Sementara Maryam mempunyai kekhususan tersendiri yang tidak ada pada wanita lainnya. Sesungguhnya ibunya telah bernazar agar dia dibebaskan untuk Allah dan untuk beribadah kepada-Nya serta berdiam diri dalam masjid. Dan hal itu tidak pernah lepas (dari masjid). Maka (Allah) memerintahkan agar ruku’ bersama orang-orang. Ketika Allah memilihnya dan mensucikan diantara para wanita seluruh alam. Maka (Allah) perintahkan kepadanya dengan perintah khusus dibandingkan dengan para wanita lainnya. Maka Allah berfirman:

وإذ قالت الملائكة يا مريم إن الله اصطفاك وطهرك واصطفاك على نساء العالمين يا مريم اقنتي لربك واسجدي واركعي مع الراكعين

آل عمران / 42 و 43

“Dan (ingatlah) ketika Malaikat (Jibril) berkata: "Hai Maryam, sesungguhnya Allah telah memilih kamu, mensucikan kamu dan melebihkan kamu atas segala wanita di dunia (yang semasa dengan kamu). Hai Maryam, taatlah kepada Tuhanmu, sujud dan ruku'lah bersama orang-orang yang ruku'. QS. Ali Imron: 42, 43.

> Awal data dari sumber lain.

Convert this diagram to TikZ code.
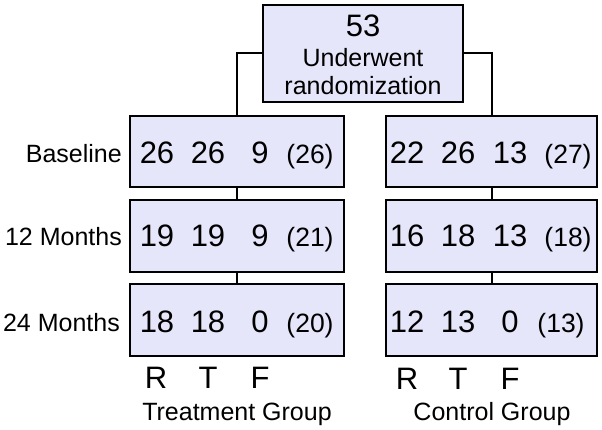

Kalau dikatakan,”Keberadaan mereka diperintahkan melakukan rukuk bersama orang-orang yang rukuk hal itu tidak menunjukkan akan kewajiban rukuk bersama mereka ketika dalam kondisi rukuk mereka. Akan tetapi hal itu menunjukkan untuk melakukan seperti apa yang mereka lakukan. Seperti dalam firman Ta’ala:

يا أيها الذين آمنوا اتقوا الله وكونوا مع الصادقين التوبة / 119

“Hai orang-orang yang beriman bertakwalah kepada Allah, dan hendaklah kamu bersama orang-orang yang benar.” QS. At-Taubah: 119

Maka kebersamaan itu mengandung kebersamaan dalam melakukan dan tidak harus menyamakan di dalamnya. Dikatakan,”Hakekat kebersamaan itu adalah membersamai setelahya dari apa yang sebelumnya. Dan kebersamaan ini memberikan manfaat perintah tambahan dibanding hanya sekedar kebersamaan saja. Apalagi dalam shalat, karena kalau dikatakan,”Tunaikan shalat berjamaah atau saya shalat bersama dengan jamaah. Hal itu tidak difahami kecuali berkumpulnya mereka dalam shalat. (As-Shalat wa Hukmu tarikiha, hal. 139-141.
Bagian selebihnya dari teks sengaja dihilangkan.